--- begin ---

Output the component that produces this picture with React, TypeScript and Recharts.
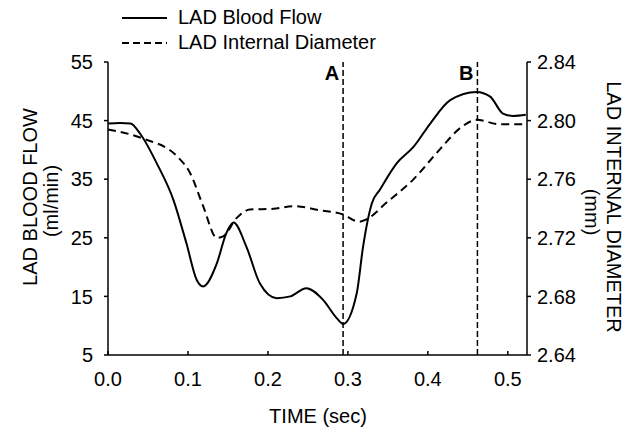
import { LineChart, Line, XAxis, YAxis, ReferenceLine, Label } from "recharts";

const flowTime = [
  0, 0.015, 0.028, 0.04, 0.061, 0.082, 0.098, 0.111, 0.119, 0.136, 0.148, 0.157,
  0.173, 0.19, 0.211, 0.228, 0.248, 0.269, 0.286, 0.294, 0.311, 0.319, 0.33, 0.34,
  0.361, 0.382, 0.403, 0.428, 0.461, 0.478, 0.494, 0.507, 0.5225,
];
const flowValues = [
  44.5, 44.6, 44.5, 42.8, 37.7, 31.4, 24.1, 17.8, 16.7, 20.6, 25.8, 27.6,
  23.5, 17.2, 14.7, 15.0, 16.4, 14.4, 11.3, 10.3, 15.5, 23.5, 30.9, 33.2,
  37.7, 40.5, 44.5, 48.5, 49.9, 49.1, 46.2, 45.8, 46.0,
];

const diamTime = [
  0, 0.044, 0.086, 0.1025, 0.119, 0.136, 0.144, 0.161, 0.1775, 0.207, 0.232,
  0.265, 0.294, 0.314, 0.323, 0.348, 0.382, 0.415, 0.444, 0.461, 0.49, 0.5225,
];
const diamValues = [
  2.794, 2.7877, 2.7758, 2.7644, 2.7416, 2.72, 2.721, 2.7336, 2.7393, 2.7398, 2.7416,
  2.7388, 2.7359, 2.731, 2.7325, 2.7439, 2.7599, 2.7804, 2.7964, 2.8005, 2.7975, 2.7975,
];

const timeTicks = [0, 0.1, 0.2, 0.3, 0.4, 0.5];
const flowTicks = [5, 15, 25, 35, 45, 55];
const diamTicks = [2.64, 2.68, 2.72, 2.76, 2.8, 2.84];

const markers = [
  { t: 0.294, name: "A" },
  { t: 0.462, name: "B" },
];

const flowData = flowTime.map((t, i) => ({ t, flow: flowValues[i] }));
const diamData = diamTime.map((t, i) => ({ t, diam: diamValues[i] }));

const font = "'Liberation Sans', Arial, sans-serif";
const tickStyle = { fontSize: 20, fill: "#000", fontFamily: font };

// legend sits above the plot, outside the chart so it doesn't push the plot down
function LegendBox() {
  const row = (dash: string | undefined, text: string) => (
    <div style={{ display: "flex", alignItems: "center", height: 25 }}>
      <svg width={56} height={10}>
        <line x1={0} y1={5} x2={45} y2={5} stroke="#000" strokeWidth={2} strokeDasharray={dash} />
      </svg>
      <span style={{ fontSize: 20, fontFamily: font, color: "#000" }}>{text}</span>
    </div>
  );
  return (
    <div style={{ position: "absolute", left: 122, top: 5, zIndex: 1 }}>
      {row(undefined, "LAD Blood Flow")}
      {row("7 4", "LAD Internal Diameter")}
    </div>
  );
}

export default function App() {
  return (
    <div style={{ position: "absolute", left: 0, top: 0, width: 625, height: 427, background: "#fff" }}>
      <LegendBox />
      <LineChart
        width={625}
        height={427}
        margin={{ top: 62, right: 38, bottom: 42, left: 48 }}
      >
        <XAxis
          dataKey="t"
          type="number"
          domain={[0, 0.524]}
          ticks={timeTicks}
          tickFormatter={(v) => v.toFixed(1)}
          allowDuplicatedCategory={false}
          stroke="#000"
          strokeWidth={1.5}
          tick={tickStyle}
          tickSize={-4}
          tickMargin={21}
          height={30}
        >
          <Label
            content={() => (
              <text x={318} y={416} textAnchor="middle" dominantBaseline="central" style={tickStyle}>
                TIME (sec)
              </text>
            )}
          />
        </XAxis>
        <YAxis
          yAxisId="left"
          domain={[5, 55]}
          ticks={flowTicks}
          stroke="#000"
          strokeWidth={1.5}
          tick={tickStyle}
          tickSize={4}
          tickMargin={11}
          width={60}
        >
          <Label
            content={() => (
              <g style={tickStyle}>
                <text x={30} y={197} transform="rotate(-90 30 197)" textAnchor="middle" dominantBaseline="central">
                  LAD BLOOD FLOW
                </text>
                <text x={51} y={201} transform="rotate(-90 51 201)" textAnchor="middle" dominantBaseline="central">
                  (ml/min)
                </text>
              </g>
            )}
          />
        </YAxis>
        <YAxis
          yAxisId="right"
          orientation="right"
          domain={[2.64, 2.84]}
          ticks={diamTicks}
          tickFormatter={(v) => v.toFixed(2)}
          stroke="#000"
          strokeWidth={1.5}
          tick={tickStyle}
          tickSize={4}
          tickMargin={6}
          width={60}
        >
          <Label
            content={() => (
              <g style={tickStyle}>
                <text x={614} y={207} transform="rotate(90 614 207)" textAnchor="middle" dominantBaseline="central">
                  LAD INTERNAL DIAMETER
                </text>
                <text x={592} y={212} transform="rotate(90 592 212)" textAnchor="middle" dominantBaseline="central">
                  (mm)
                </text>
              </g>
            )}
          />
        </YAxis>
        {markers.map((m) => (
          <ReferenceLine
            key={m.name}
            x={m.t}
            yAxisId="left"
            stroke="#000"
            strokeWidth={1.5}
            strokeDasharray="6 3"
            label={{
              value: m.name,
              position: "insideTopRight",
              offset: 4,
              style: { ...tickStyle, fontWeight: "bold" },
            }}
          />
        ))}
        <Line
          yAxisId="left"
          data={flowData}
          dataKey="flow"
          type="monotone"
          stroke="#000"
          strokeWidth={2}
          dot={false}
          isAnimationActive={false}
        />
        <Line
          yAxisId="right"
          data={diamData}
          dataKey="diam"
          type="monotone"
          stroke="#000"
          strokeWidth={2}
          strokeDasharray="8 5"
          dot={false}
          isAnimationActive={false}
        />
      </LineChart>
    </div>
  );
}
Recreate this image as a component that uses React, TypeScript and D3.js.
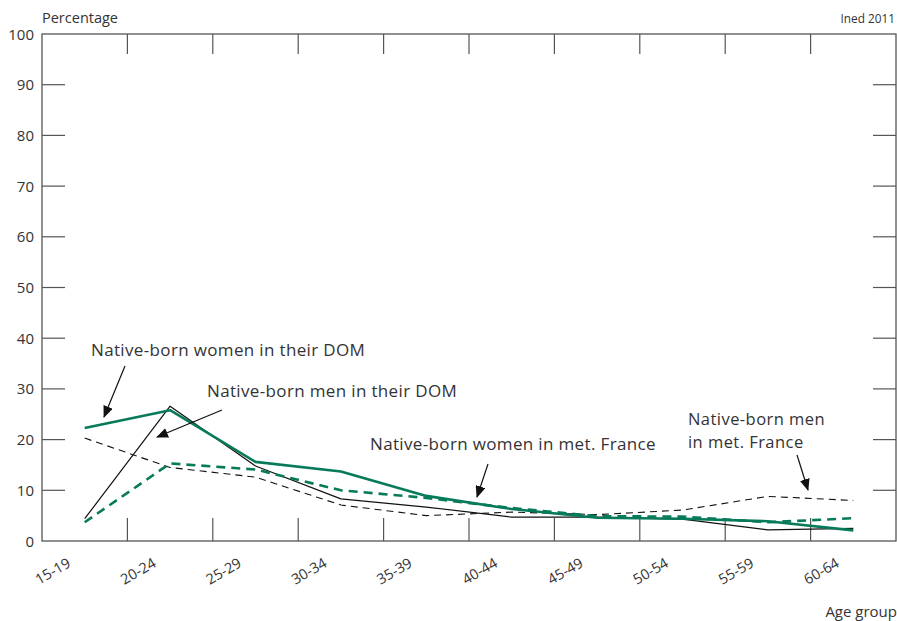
import React from 'react'
import * as d3 from 'd3'

const ageGroups = ['15-19', '20-24', '25-29', '30-34', '35-39', '40-44', '45-49', '50-54', '55-59', '60-64']
const womenDom = [22.3, 25.8, 15.6, 13.7, 8.9, 6.3, 4.6, 4.4, 3.9, 2.1]
const menDom = [4.4, 26.6, 14.8, 8.3, 6.7, 4.7, 4.7, 4.3, 2.2, 2.5]
const womenMet = [3.7, 15.3, 14.1, 10.0, 8.5, 6.5, 4.9, 4.8, 3.7, 4.5]
const menMet = [20.3, 14.5, 12.6, 7.1, 5.0, 5.7, 5.2, 6.1, 8.8, 8.0]
const yTicks = [0, 10, 20, 30, 40, 50, 60, 70, 80, 90, 100]

const GREEN = '#077a5a'
const AXIS = '#555'
const TEXT = '#333'
const FONT = '"Open Sans", "Noto Sans", sans-serif'

const W = 897
const H = 621
const left = 42
const right = 896
const top = 34
const bottom = 541

export default function App() {
  const x = d3.scaleBand<string>().domain(ageGroups).range([left, right])
  const y = d3.scaleLinear().domain([0, 100]).range([bottom, top])
  const cx = (i: number) => (x(ageGroups[i]) as number) + x.bandwidth() / 2

  const line = d3.line<number>().x((_, i) => cx(i)).y(d => y(d))

  const series = [
    { values: menMet, stroke: '#111', width: 1.1, dash: '7,5' },
    { values: menDom, stroke: '#111', width: 1.2, dash: undefined },
    { values: womenMet, stroke: GREEN, width: 2.6, dash: '9,6' },
    { values: womenDom, stroke: GREEN, width: 2.6, dash: undefined },
  ]

  const arrows = [
    { x1: 125, y1: 366, x2: 104, y2: 417 },
    { x1: 222, y1: 410, x2: 157, y2: 437 },
    { x1: 488, y1: 464, x2: 477, y2: 497 },
    { x1: 797, y1: 455, x2: 808, y2: 490 },
  ]

  return (
    <svg width={W} height={H} style={{ position: 'absolute', left: 0, top: 0, background: '#fff' }} fontFamily={FONT}>
      <defs>
        <marker id="arr" viewBox="0 0 12 10" refX="11" refY="5" markerWidth="12" markerHeight="10" markerUnits="userSpaceOnUse" orient="auto">
          <path d="M0,0 L12,5 L0,10 Z" fill="#111" />
        </marker>
      </defs>

      {/* frame */}
      <rect x={left} y={top} width={right - left} height={bottom - top} fill="none" stroke={AXIS} strokeWidth={1.3} />

      {/* y ticks on both sides */}
      {yTicks.filter(t => t > 0 && t < 100).map(t => (
        <g key={t}>
          <line x1={left} x2={left + 23} y1={y(t)} y2={y(t)} stroke={AXIS} strokeWidth={1.2} />
          <line x1={right - 23} x2={right} y1={y(t)} y2={y(t)} stroke={AXIS} strokeWidth={1.2} />
        </g>
      ))}
      {yTicks.map(t => (
        <text key={t} x={34} y={y(t) + 5.5} textAnchor="end" fontSize={15} fill={TEXT}>{t}</text>
      ))}

      {/* x ticks at band boundaries, top and bottom */}
      {ageGroups.slice(1).map(g => {
        const bx = x(g) as number
        return (
          <g key={g}>
            <line x1={bx} x2={bx} y1={bottom} y2={bottom - 23} stroke={AXIS} strokeWidth={1.2} />
            <line x1={bx} x2={bx} y1={top} y2={top + 20} stroke={AXIS} strokeWidth={1.2} />
          </g>
        )
      })}
      {ageGroups.map((g, i) => (
        <text key={g} transform={`translate(${cx(i) - 13},${566}) rotate(-30)`} textAnchor="end" fontSize={14.5} fill={TEXT}>{g}</text>
      ))}

      {/* series */}
      {series.map((s, i) => (
        <path key={i} d={line(s.values) as string} fill="none" stroke={s.stroke} strokeWidth={s.width} strokeDasharray={s.dash} strokeLinejoin="round" />
      ))}

      {/* annotations */}
      {arrows.map((a, i) => (
        <line key={i} x1={a.x1} y1={a.y1} x2={a.x2} y2={a.y2} stroke="#111" strokeWidth={1.2} markerEnd="url(#arr)" />
      ))}
      <g fontSize={17} letterSpacing={0.35} fill={TEXT}>
        <text x={91} y={356}>Native-born women in their DOM</text>
        <text x={207} y={397}>Native-born men in their DOM</text>
        <text x={370} y={450}>Native-born women in met. France</text>
      </g>
      <g fontSize={16.5} letterSpacing={0.45} fill={TEXT}>
        <text x={688} y={425}>Native-born men</text>
        <text x={688} y={448}>in met. France</text>
      </g>

      <text x={42} y={23} fontSize={14.5} fill={TEXT}>Percentage</text>
      <text x={895} y={23} fontSize={11.8} textAnchor="end" fill={TEXT}>Ined 2011</text>
      <text x={897} y={617} fontSize={15} textAnchor="end" fill={TEXT}>Age group</text>
    </svg>
  )
}
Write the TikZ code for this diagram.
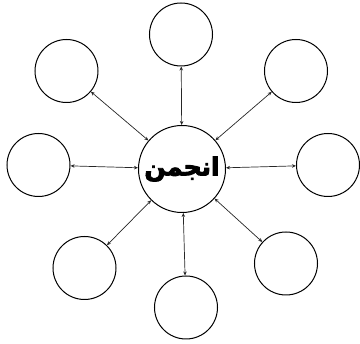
\documentclass[tikz,border=0pt]{standalone}
\usepackage{fontspec}
\newfontfamily\arabicfont[Script=Arabic,BoldFeatures={FakeBold=3.5}]{DejaVu Sans}
\TeXXeTstate=1
\usetikzlibrary{arrows.meta}

\begin{document}
\begin{tikzpicture}[
    x=1pt, y=-1pt,
    hub/.style={draw, circle, line width=1pt, minimum size=87pt, inner sep=0pt,
      font=\arabicfont\bfseries\fontsize{25}{28}\selectfont},
    leaf/.style={draw, circle, line width=1pt, minimum size=63pt, inner sep=0pt},
    link/.style={{Stealth[length=4pt,width=3.5pt]}-{Stealth[length=4pt,width=3.5pt]}, line width=0.7pt, black!85}
]
\useasboundingbox (0,0) rectangle (360,344);

\node[hub] (anjoman) at (182,169) {\beginR انجمن\endR};

\node[leaf] (top) at (181,34.5) {};
\node[leaf] (topleft) at (66.5,71) {};
\node[leaf] (topright) at (296,71) {};
\node[leaf] (left) at (38.5,165) {};
\node[leaf] (right) at (328,165) {};
\node[leaf] (botleft) at (84.5,268) {};
\node[leaf] (botright) at (286,263.5) {};
\node[leaf] (bottom) at (186,307.5) {};

\draw[link] (anjoman) -- (top);
\draw[link] (anjoman) -- (topleft);
\draw[link] (anjoman) -- (topright);
\draw[link] (anjoman) -- (left);
\draw[link] (anjoman) -- (right);
\draw[link] (anjoman) -- (botleft);
\draw[link] (anjoman) -- (botright);
\draw[link] (anjoman) -- (bottom);
\end{tikzpicture}
\end{document}
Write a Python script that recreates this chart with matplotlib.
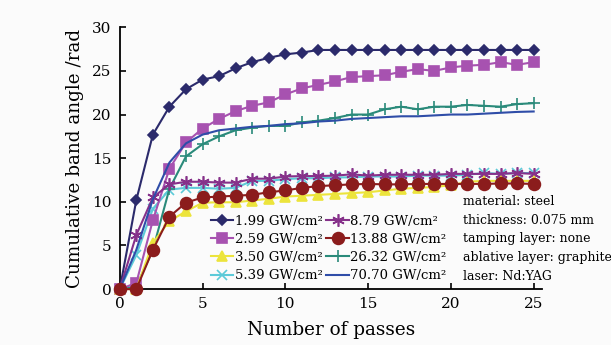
import matplotlib
matplotlib.use('Agg')
import matplotlib.pyplot as plt

# data
passes = list(range(0, 26))

labels = ['1.99 GW/cm²', '2.59 GW/cm²', '3.50 GW/cm²', '5.39 GW/cm²',
          '8.79 GW/cm²', '13.88 GW/cm²', '26.32 GW/cm²', '70.70 GW/cm²']

angle_199 = [0, 10.2, 17.7, 20.9, 22.9, 24.0, 24.4, 25.3, 26.0, 26.5, 26.9, 27.1,
             27.4, 27.4, 27.4, 27.4, 27.4, 27.4, 27.4, 27.4, 27.4, 27.4, 27.4, 27.4, 27.4, 27.4]
angle_259 = [0, 0.7, 7.9, 13.8, 16.8, 18.4, 19.5, 20.4, 21.0, 21.4, 22.3, 23.0, 23.4,
             23.8, 24.3, 24.4, 24.5, 24.9, 25.2, 25.0, 25.4, 25.6, 25.7, 26.0, 25.7, 26.0]
angle_350 = [0, 0, 5.3, 7.8, 8.9, 9.9, 9.95, 9.95, 10.15, 10.35, 10.6, 10.7, 10.8,
             10.9, 11.0, 11.1, 11.3, 11.5, 11.6, 11.7, 11.9, 12.3, 12.4, 12.4, 12.4, 12.4]
angle_539 = [0, 3.9, 9.2, 11.4, 11.6, 11.6, 11.5, 11.6, 12.4, 12.4, 12.6, 12.7, 12.7,
             12.8, 12.8, 12.9, 12.9, 12.9, 13.0, 13.0, 13.0, 13.1, 13.3, 13.2, 13.3, 13.3]
angle_879 = [0, 6.2, 10.5, 12.0, 12.3, 12.3, 12.2, 12.2, 12.65, 12.65, 12.9, 12.95, 12.95,
             13.0, 13.15, 13.0, 13.1, 13.1, 13.1, 13.1, 13.2, 13.2, 13.2, 13.2, 13.3, 13.2]
angle_1388 = [0, 0, 4.5, 8.3, 9.9, 10.5, 10.6, 10.7, 10.8, 11.1, 11.3, 11.6, 11.8,
              11.9, 12.0, 12.05, 12.0, 12.0, 12.05, 12.05, 12.05, 12.05, 12.05, 12.1, 12.1, 12.05]
angle_2632 = [0, 0.3, 4.5, 11.5, 15.2, 16.6, 17.5, 18.2, 18.5, 18.7, 18.7, 19.1, 19.3,
              19.6, 20.0, 20.0, 20.6, 20.9, 20.6, 20.9, 20.9, 21.1, 21.0, 20.9, 21.2, 21.3]
angle_7070 = [0, 4.5, 10.3, 14.5, 16.7, 17.7, 18.2, 18.4, 18.6, 18.7, 18.9, 19.0, 19.2,
              19.3, 19.5, 19.6, 19.7, 19.8, 19.8, 19.9, 20.0, 20.0, 20.1, 20.2, 20.3, 20.35]

info_lines = ['material: steel', 'thickness: 0.075 mm', 'tamping layer: none',
              'ablative layer: graphite', 'laser: Nd:YAG']

series = [angle_199, angle_259, angle_350, angle_539,
          angle_879, angle_1388, angle_2632, angle_7070]

# styles
colors = ['#2b2a6b', '#a752b0', '#ece43c', '#5ccad8',
          '#86318a', '#8b1c1c', '#2a8a7a', '#2f4da8']
markers = ['D', 's', '^', 'x', (6, 2, 0), 'o', '+', None]
msizes = [5.5, 7.5, 7.5, 6.5, 9, 8.5, 8, 0]

plt.rcParams['font.family'] = 'DejaVu Serif'

fig = plt.figure(figsize=(6.11, 3.45), dpi=100, facecolor='#fbfbfb')
ax = fig.add_axes([0.196, 0.162, 0.691, 0.759])
ax.set_facecolor('#fbfbfb')

for (index, y) in enumerate(series):
    ax.plot(passes, y,
            color=colors[index],
            marker=markers[index],
            markersize=msizes[index],
            markeredgewidth=1.2,
            linewidth=1.5,
            label=labels[index],
            clip_on=False,
            zorder=3 + index % 3)

ax.set_xlim(0, 25.5)
ax.set_ylim(0, 30)
ax.set_xticks([0, 5, 10, 15, 20, 25])
ax.set_yticks([0, 5, 10, 15, 20, 25, 30])
ax.spines['top'].set_visible(False)
ax.spines['right'].set_visible(False)
ax.spines['left'].set_linewidth(1.3)
ax.spines['bottom'].set_linewidth(1.3)
ax.tick_params(direction='in', length=4, width=1.2, labelsize=11)
ax.tick_params(axis='x', pad=6)
ax.tick_params(axis='y', pad=6)

ax.set_xlabel('Number of passes', fontsize=13.2, labelpad=7)
ax.set_ylabel('Cumulative band angle /rad', fontsize=13.2, labelpad=6)

ax.legend(ncol=2, loc='upper left', bbox_to_anchor=(0.2, 0.31),
          frameon=False, fontsize=9.5, handlelength=1.7, handletextpad=0.1,
          columnspacing=0.3, labelspacing=0.4, borderpad=0)

for i, line in enumerate(info_lines):
    ax.text(0.813, 0.334 - i * 0.071, line, transform=ax.transAxes,
            fontsize=9, va='center', ha='left')

plt.savefig('out.png', dpi=100, facecolor=fig.get_facecolor())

--- end ---

Reproduce only the lines running from the one that has "Write a Python" through the one that has "GW/cm²', '70.70 GW/cm²']", ends included. Any pictures in that stretch should not be copied.

Exercise response:
Write a Python script that recreates this chart with matplotlib.
import matplotlib
matplotlib.use('Agg')
import matplotlib.pyplot as plt

# data
passes = list(range(0, 26))

labels = ['1.99 GW/cm²', '2.59 GW/cm²', '3.50 GW/cm²', '5.39 GW/cm²',
          '8.79 GW/cm²', '13.88 GW/cm²', '26.32 GW/cm²', '70.70 GW/cm²']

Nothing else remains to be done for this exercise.